An earthquake happens and Twitter and the Laconica server are ablaze with dialogue about what is happening. Eddie (our normal guy), sends an alert into the Ushahidi number, along with hundreds of other Ghanians who are not part of Laconica or Twitter. Anne, and the other Laconica users are receiving alerts (web and mobile) from within their set alert radius automatically, from completely anonymous people. Alerts on where people are trapped, who is missing, who is found, where not to go, and where help is needed most.

John, our Twitter user is updating Twitter, but it has no little local implications due to not being able to be used in Ghana (except via web). Local mobile users aren’t receiving his updates, and he isn’t receiving theirs.

I recognize that there are a lot of things going on in this scenario, and it’s imperfect, but it serves as a good setting to discuss some of the shortcomings of the current situation and the possible growth areas for them. It also talks to even bigger ideas and the greater impact in Africa of a real social mobile network that can connect people using only mobile phones and do it as needed.

There are some interesting things to learn and apply from location-specific alternatives to global SMS gateways (like FrontlineSMS), and I wonder where tools such as InSTEDD’s SMS GeoChat can be used here too.

More to come on “getting updates that matter” later, this is just some initial thinking on it. I’d love to hear your thoughts too.

8 Comments

  1. Thanks for posting this, Erik. I’ve been thinking about platforms like Brightkite as well for possible application to emergency/coordination scenarios, ie, subscribing to geo-SMS alerts. But Twinkle is far simpler. Not sure if anyone is using the term geo-SMS.

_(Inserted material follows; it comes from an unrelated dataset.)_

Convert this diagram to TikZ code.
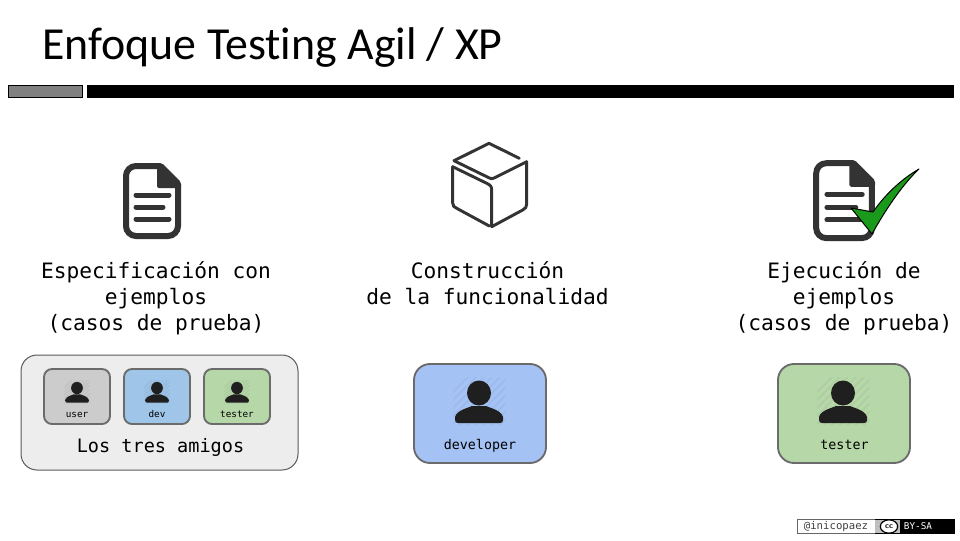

    I also like your emphasis on the “me” factor which is what the idea of iRevolution is all about:

    “I want to only receive the ones that are ‘important’ to me. I want to be notified when there is an emergency, major traffic jam or something else pertinent to me. ”

    Providing the individual with greater situational awareness so that they can take the most informed decision possible; that’s what I call an iRevolution. Kinda of reminds me of the tricorder in StarTrek… hmmm, maybe I’ll post something on that : )

    The second step in all of this will be to go beyond simple alerts to communicating response options in parallel to focusing on preparedness and contingency planning at the community level. Ushahidi could play an important role in fostering the latter by doing the former well.

  2. My two cents: I think what you really need is the platform to synthesize all of the information. Brightkite is the Twitter + geo-information you need, and accessible via SMS, but doesn’t necessarily have the critical mass. If I could figure out how to look at the source of my Twitter RSS feed, I would imagine it embeds the location. Downside is that you can’t easily change the location via mobile. Also, Laconica is a fine too but, as far as I know, doesn’t have a SMS gateway. In short, there are tools already out there which do a mixture of what you want; I think the next step is aggregating and mashing up on the geo-space.

  3. One thought I missed: assigning geo-data to SMSes being delivered to and originating from FrontlineSMS. In the developed world this could be possible by hashtagging the postal code (i.e. #97062) but in places where it doesn’t exist, you might have to resort to building an arbitrary grid of your own.

  4. I wish I could find something that worked well with SMS here in Kenya/Sudan. In stead of finding one solution, I think we need to look toward using an open API that everyone feeds off of so that everything can crossbreed.

    I think twitter’s success is easy… they make the simplest platform. Everything else I’ve seen, brightkite, Jaiku, etc. are all cluttered. And simple transfers to mobile much easier.

  5. I think you are asking some very smart questions. There is huge amount of tools available which allready interface to some extent, but the real useful interfaces/merges we are seeing are only a tip of the iceberg. The latest developments in microblogging are particularly interesting in a development context, I think; a person in the field can update a website by simply sending a text message by a basic mobile phone.
    Some people talk about ‘development 2.0’ which is a great concept. Guys behind the 1%CLUB (but also nabuur.com) have allready proven that it can work and microblogging to keep the individual sponsors up to date is a great way to go.
    Then about the location factor. I started using Twitter and Brightkite recently. Juliana pointed the last one out to me and when you register you can use the ‘guess my location’ feature which in my case indeed gave me my exact location though my laptop and internet access point. Pretty amazing, I think. Does this help in the thinking process, Erik? (Or raise more questions? 😉

  6. Sawa sawa, Erik, did some more thinking and wrote up a blog post in response to your comment:

    “I don’t want to just get updates from random strangers in my locale. I want to only receive the ones that are ‘important’ to me.”

    http://earlywarning.wordpress.com/2008/12/26/ushahidi-and-conflict-early-response

    Thanks again for posting!

  7. Thanks for the great feedback on this post so far. If Brightkite were to open source their platform so that it could be easily replicated and federated globally, then yes, it would be just about right for all this. The next best option is to have them part of some greater network of federated and unfederated microblogging services which have applications that all work independently and together as needed. Maybe one day…

    What’s an even more important concept is that normal non-PC and non-internet users could be a big part of this. How could this be equally valuable to the user who never ever accesses the network via a PC? What then?

  8. could this idea be useful too in Sudan? There is quite a lot of violence there in Sudan that this might prove useful in such events. I have been following a series of project with The Emma Academy Project, and I think that building a school will really help relieve the nation from the war, since the children will be learning a lot by then.